Material provided:
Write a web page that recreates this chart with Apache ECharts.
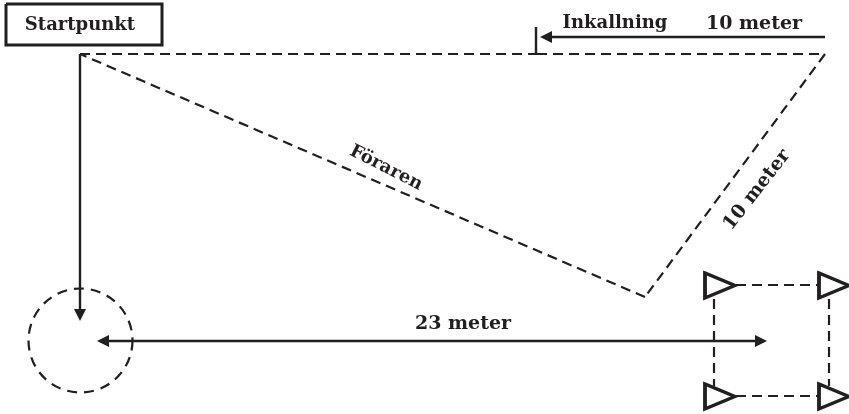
<!DOCTYPE html>
<html><head><meta charset="utf-8">
<style>html,body{margin:0;padding:0;background:#fff}#c{width:849px;height:414px}</style>
<script src="https://cdn.jsdelivr.net/npm/echarts@6/dist/echarts.min.js"></script>
</head><body><div id="c"></div>
<script>
const INK = '#231f20';
const startBox = [[6,4],[162,4],[162,45],[6,45],[6,4]];
const topPath = [[80,54],[537,54]];
const topPathRight = [[537,54],[825,54]];
const returnLeg = [[825,54],[645,297]];
const handlerLeg = [[645,297],[80,54]];
const callTick = [[536,27],[536,54]];
const squareEdges = [
  [[736,285],[818,285]],
  [[736,396],[818,396]],
  [[714,299],[714,386]],
  [[829,299],[829,386]]
];
const arrows = [
  {coords:[[825,37],[546,37]], ends:['none','triangle']},
  {coords:[[80,54],[80,315]], ends:['none','triangle']},
  {coords:[[103,341],[761,341]], ends:['triangle','triangle']}
];
const circleCentre = [[80.5,340.5]];
const cones = [[720,285.5],[834,285.5],[720,396.5],[834,396.5]];
const labels = [
  {t:'Startpunkt', p:[80,25], r:0, s:18},
  {t:'Inkallning', p:[615,23], r:0, s:18},
  {t:'10 meter', p:[754,24], r:0, s:19},
  {t:'Föraren', p:[386,168], r:-27, s:18},
  {t:'10 meter', p:[757,190], r:52, s:19},
  {t:'23 meter', p:[463,324], r:0, s:19}
];
const solid = (d,w) => ({type:'line',data:d,showSymbol:false,silent:true,z:3,lineStyle:{color:INK,width:w||2.4,type:'solid',join:'miter',cap:'butt'}});
const dashed = d => ({type:'line',data:d,showSymbol:false,silent:true,z:2,lineStyle:{color:INK,width:2.2,type:[10,6],cap:'butt'}});
const chart = echarts.init(document.getElementById('c'),null,{renderer:'canvas'});
chart.setOption({
  animation:false,
  backgroundColor:'#fff',
  grid:{left:0,right:0,top:0,bottom:0},
  xAxis:{type:'value',min:0,max:849,show:false},
  yAxis:{type:'value',min:0,max:414,inverse:true,show:false},
  series:[
    solid(startBox,3),
    dashed(topPath),dashed(topPathRight),dashed(returnLeg),dashed(handlerLeg),
    solid(callTick),
    ...squareEdges.map(dashed),
    ...arrows.map(a=>({type:'lines',coordinateSystem:'cartesian2d',silent:true,z:4,
      symbol:a.ends,symbolSize:12,
      lineStyle:{color:INK,width:2.4,opacity:1,curveness:0},
      data:[{coords:a.coords}]})),
    {type:'scatter',data:circleCentre,symbol:'circle',symbolSize:104,silent:true,z:2,
      itemStyle:{color:'transparent',borderColor:INK,borderWidth:2.2,borderType:[10,7],opacity:1}},
    {type:'scatter',data:cones,symbol:'path://M0 0L32 13.5L0 27Z',symbolSize:[30,25],silent:true,z:5,
      itemStyle:{color:'#fff',borderColor:INK,borderWidth:3.5,borderJoin:'miter',opacity:1}},
    {type:'scatter',symbolSize:1,silent:true,z:6,itemStyle:{color:'transparent',opacity:1},
      data:labels.map(l=>({value:l.p,label:{show:true,position:'inside',formatter:l.t,rotate:l.r,opacity:1,
        color:INK,fontFamily:'DejaVu Serif',fontWeight:'bold',fontSize:l.s,align:'center',verticalAlign:'middle'}}))}
  ]
});
</script></body></html>
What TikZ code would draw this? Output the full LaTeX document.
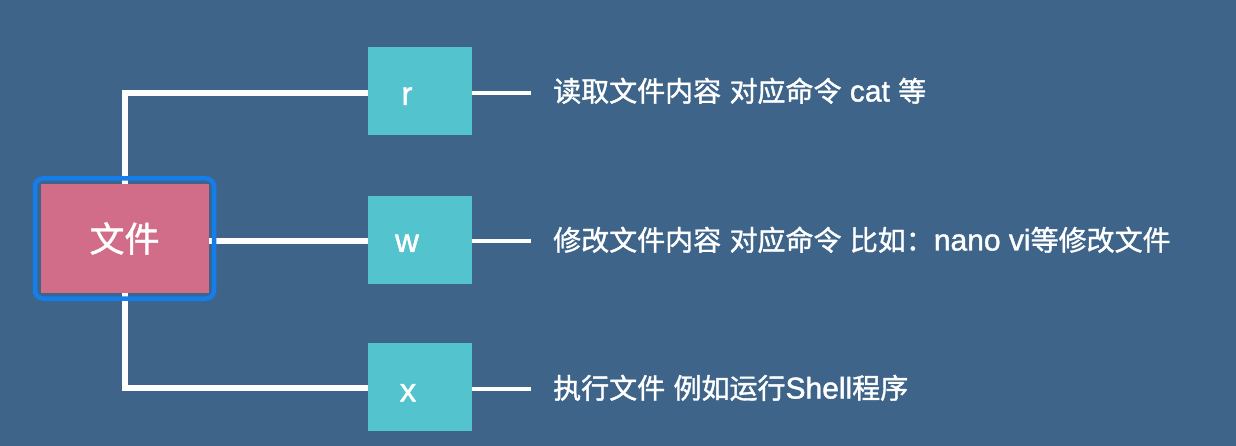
\documentclass[tikz,border=0pt]{standalone}
\usepackage{fontspec}
\newfontfamily\cjk{Noto Sans CJK SC}[RawFeature={embolden=1.3}]
\newfontfamily\latf{Liberation Sans}[RawFeature={embolden=1.3}]
\newcommand\lat[1]{{\latf\fontsize{30}{30}\selectfont #1}}
\definecolor{bgc}{RGB}{62,100,137}
\definecolor{pinkc}{RGB}{210,109,137}
\definecolor{tealc}{RGB}{83,195,206}
\definecolor{bluec}{RGB}{20,126,236}
\tikzset{
  tbox/.style={fill=tealc, draw=none, minimum width=104pt, minimum height=88pt, inner sep=0pt},
  lbl/.style={text=white, font=\latf\fontsize{33}{33}\selectfont, inner sep=0pt, anchor=base},
  desc/.style={text=white, font=\cjk\fontsize{28}{28}\selectfont, inner sep=0pt, anchor=base west},
  conn/.style={draw=white, line width=6pt},
  stub/.style={draw=white, line width=4pt},
}
\begin{document}
\begin{tikzpicture}[x=1pt,y=-1pt]
\useasboundingbox (0,0) rectangle (1236,446);
\fill[bgc] (0,0) rectangle (1236,446);
% boxes
\node[tbox] (r) at (420,91) {};
\node[tbox] (w) at (420,240) {};
\node[tbox] (x) at (420,387) {};
\node[inner sep=0pt, minimum width=168pt, minimum height=109pt] (file) at (124.5,238.5) {};
% connectors
\draw[conn] ([yshift=-2pt]r.west) -| (file.north);
\draw[conn] ([yshift=-1pt]x.west) -| (file.south);
\draw[conn] ([yshift=-1pt]w.west) -- ([yshift=-1pt]w.west -| file.east);
% file node
\node[draw=bluec, line width=4.5pt, rounded corners=8pt, minimum width=179pt, minimum height=120pt, inner sep=0pt] (fileborder) at (124.5,238.5) {};
\node[fill=pinkc, inner sep=0pt, minimum width=168pt, minimum height=109pt, text=white, font=\cjk\fontsize{35}{35}\selectfont] (filefill) at (124.5,238.5) {文件};
% labels
\node[lbl] (rl) at (407,105) {r};
\node[lbl] (wl) at (407,252) {w};
\node[lbl] (xl) at (408,401.5) {x};
% stubs
\coordinate (re) at (531,93);
\coordinate (we) at (531,241);
\coordinate (xe) at (531,389);
\draw[stub] ([yshift=-2pt]r.east) -- (re);
\draw[stub] ([yshift=-1pt]w.east) -- (we);
\draw[stub] ([yshift=-2pt]x.east) -- (xe);
% descriptions
\node[desc] (rd) at (553,101.5) {读取文件内容\lat{ }对应命令\lat{ cat }等};
\node[desc] (wd) at (553,250.5) {修改文件内容\lat{ }对应命令\lat{ }比如：\lat{nano vi}等修改文件};
\node[desc] (xd) at (553,398.5) {执行文件\lat{ }例如运行\lat{Shell}程序};
\end{tikzpicture}
\end{document}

Written exercise:
Copy out each record shown above without alteration, skipping any picture.

Reply to the exercise:
Write a web page that recreates this chart with Apache ECharts.
<!DOCTYPE html>
<html><head><meta charset="utf-8">
<style>html,body{margin:0;padding:0;background:#fff}#c{width:849px;height:414px}</style>
<script src="https://cdn.jsdelivr.net/npm/echarts@6/dist/echarts.min.js"></script>
</head><body><div id="c"></div>
<script>
const INK = '#231f20';
const startBox = [[6,4],[162,4],[162,45],[6,45],[6,4]];
const topPath = [[80,54],[537,54]];
const topPathRight = [[537,54],[825,54]];
const returnLeg = [[825,54],[645,297]];
const handlerLeg = [[645,297],[80,54]];
const callTick = [[536,27],[536,54]];
const squareEdges = [
  [[736,285],[818,285]],
  [[736,396],[818,396]],
  [[714,299],[714,386]],
  [[829,299],[829,386]]
];
const arrows = [
  {coords:[[825,37],[546,37]], ends:['none','triangle']},
  {coords:[[80,54],[80,315]], ends:['none','triangle']},
  {coords:[[103,341],[761,341]], ends:['triangle','triangle']}
];
const circleCentre = [[80.5,340.5]];
const cones = [[720,285.5],[834,285.5],[720,396.5],[834,396.5]];
const labels = [
  {t:'Startpunkt', p:[80,25], r:0, s:18},
  {t:'Inkallning', p:[615,23], r:0, s:18},
  {t:'10 meter', p:[754,24], r:0, s:19},
  {t:'Föraren', p:[386,168], r:-27, s:18},
  {t:'10 meter', p:[757,190], r:52, s:19},
  {t:'23 meter', p:[463,324], r:0, s:19}
];
const solid = (d,w) => ({type:'line',data:d,showSymbol:false,silent:true,z:3,lineStyle:{color:INK,width:w||2.4,type:'solid',join:'miter',cap:'butt'}});
const dashed = d => ({type:'line',data:d,showSymbol:false,silent:true,z:2,lineStyle:{color:INK,width:2.2,type:[10,6],cap:'butt'}});
const chart = echarts.init(document.getElementById('c'),null,{renderer:'canvas'});
chart.setOption({
  animation:false,
  backgroundColor:'#fff',
  grid:{left:0,right:0,top:0,bottom:0},
  xAxis:{type:'value',min:0,max:849,show:false},
  yAxis:{type:'value',min:0,max:414,inverse:true,show:false},
  series:[
    solid(startBox,3),
    dashed(topPath),dashed(topPathRight),dashed(returnLeg),dashed(handlerLeg),
    solid(callTick),
    ...squareEdges.map(dashed),
    ...arrows.map(a=>({type:'lines',coordinateSystem:'cartesian2d',silent:true,z:4,
      symbol:a.ends,symbolSize:12,
      lineStyle:{color:INK,width:2.4,opacity:1,curveness:0},
      data:[{coords:a.coords}]})),
    {type:'scatter',data:circleCentre,symbol:'circle',symbolSize:104,silent:true,z:2,
      itemStyle:{color:'transparent',borderColor:INK,borderWidth:2.2,borderType:[10,7],opacity:1}},
    {type:'scatter',data:cones,symbol:'path://M0 0L32 13.5L0 27Z',symbolSize:[30,25],silent:true,z:5,
      itemStyle:{color:'#fff',borderColor:INK,borderWidth:3.5,borderJoin:'miter',opacity:1}},
    {type:'scatter',symbolSize:1,silent:true,z:6,itemStyle:{color:'transparent',opacity:1},
      data:labels.map(l=>({value:l.p,label:{show:true,position:'inside',formatter:l.t,rotate:l.r,opacity:1,
        color:INK,fontFamily:'DejaVu Serif',fontWeight:'bold',fontSize:l.s,align:'center',verticalAlign:'middle'}}))}
  ]
});
</script></body></html>
What TikZ code would draw this? Output the full LaTeX document.
\documentclass[tikz,border=0pt]{standalone}
\usepackage{fontspec}
\newfontfamily\cjk{Noto Sans CJK SC}[RawFeature={embolden=1.3}]
\newfontfamily\latf{Liberation Sans}[RawFeature={embolden=1.3}]
\newcommand\lat[1]{{\latf\fontsize{30}{30}\selectfont #1}}
\definecolor{bgc}{RGB}{62,100,137}
\definecolor{pinkc}{RGB}{210,109,137}
\definecolor{tealc}{RGB}{83,195,206}
\definecolor{bluec}{RGB}{20,126,236}
\tikzset{
  tbox/.style={fill=tealc, draw=none, minimum width=104pt, minimum height=88pt, inner sep=0pt},
  lbl/.style={text=white, font=\latf\fontsize{33}{33}\selectfont, inner sep=0pt, anchor=base},
  desc/.style={text=white, font=\cjk\fontsize{28}{28}\selectfont, inner sep=0pt, anchor=base west},
  conn/.style={draw=white, line width=6pt},
  stub/.style={draw=white, line width=4pt},
}
\begin{document}
\begin{tikzpicture}[x=1pt,y=-1pt]
\useasboundingbox (0,0) rectangle (1236,446);
\fill[bgc] (0,0) rectangle (1236,446);
% boxes
\node[tbox] (r) at (420,91) {};
\node[tbox] (w) at (420,240) {};
\node[tbox] (x) at (420,387) {};
\node[inner sep=0pt, minimum width=168pt, minimum height=109pt] (file) at (124.5,238.5) {};
% connectors
\draw[conn] ([yshift=-2pt]r.west) -| (file.north);
\draw[conn] ([yshift=-1pt]x.west) -| (file.south);
\draw[conn] ([yshift=-1pt]w.west) -- ([yshift=-1pt]w.west -| file.east);
% file node
\node[draw=bluec, line width=4.5pt, rounded corners=8pt, minimum width=179pt, minimum height=120pt, inner sep=0pt] (fileborder) at (124.5,238.5) {};
\node[fill=pinkc, inner sep=0pt, minimum width=168pt, minimum height=109pt, text=white, font=\cjk\fontsize{35}{35}\selectfont] (filefill) at (124.5,238.5) {文件};
% labels
\node[lbl] (rl) at (407,105) {r};
\node[lbl] (wl) at (407,252) {w};
\node[lbl] (xl) at (408,401.5) {x};
% stubs
\coordinate (re) at (531,93);
\coordinate (we) at (531,241);
\coordinate (xe) at (531,389);
\draw[stub] ([yshift=-2pt]r.east) -- (re);
\draw[stub] ([yshift=-1pt]w.east) -- (we);
\draw[stub] ([yshift=-2pt]x.east) -- (xe);
% descriptions
\node[desc] (rd) at (553,101.5) {读取文件内容\lat{ }对应命令\lat{ cat }等};
\node[desc] (wd) at (553,250.5) {修改文件内容\lat{ }对应命令\lat{ }比如：\lat{nano vi}等修改文件};
\node[desc] (xd) at (553,398.5) {执行文件\lat{ }例如运行\lat{Shell}程序};
\end{tikzpicture}
\end{document}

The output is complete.